The for_each tradeoff
for_each keys must be known at plan time. Many resource attributes
— an EC2 instance's private IP, an RDS endpoint, a randomly generated
password, a resource's ARN — are only determined by the cloud provider at
creation time. Use any of those as a for_each key on a resource
being created in the same plan and Terraform errors out:
The for_each map includes keys derived from resource attributes
that cannot be determined until apply.
count works regardless — it just takes a number and does not
care where it came from.
This has not bitten me in every for_each case, only some —
and even then, there are usually workarounds that keep for_each the
right call. A topic for another post.
Rule of thumb
Default to for_each when items have identity. Default to
count when they do not — fungible replicas, on/off toggles,
conditional creation:
# fungible workers, no identity
resource "aws_instance" "worker" {
count = var.worker_count
# ...
}
# conditional creation
resource "aws_cloudwatch_metric_alarm" "high_cost" {
count = var.enable_cost_alarms ? 1 : 0
# ...
}
for_each = var.enabled ? toset(["this"]) : toset([]) works for a
toggle but reads worse than count = var.enabled ? 1 : 0. Pick the
one that says what you mean.
When the wrong choice is already in production, moved blocks turn a
destructive plan into a state-only change — the difference between a
Tuesday afternoon refactor and a Tuesday afternoon incident.

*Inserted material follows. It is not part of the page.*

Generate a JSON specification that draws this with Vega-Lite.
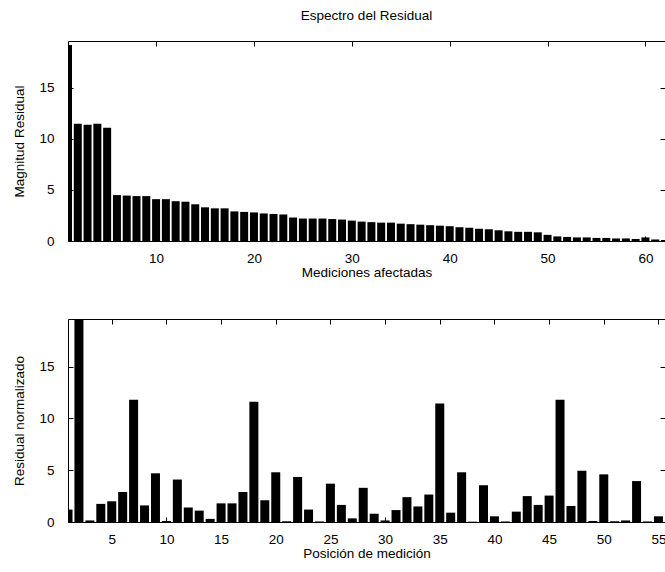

Yes, it is grunt work — lots of terraform state resource inspection and
dozens of moved blocks for resources nobody is looking at. But if you lean on terraform heavily and have not hit the
count-shifting trap yet, you will, and it tends to land on the day you can least
afford it: mid-incident, mid-upgrade, mid-emergency-refactor. The proactive
Tuesday version costs a lot less than the reactive 3am one.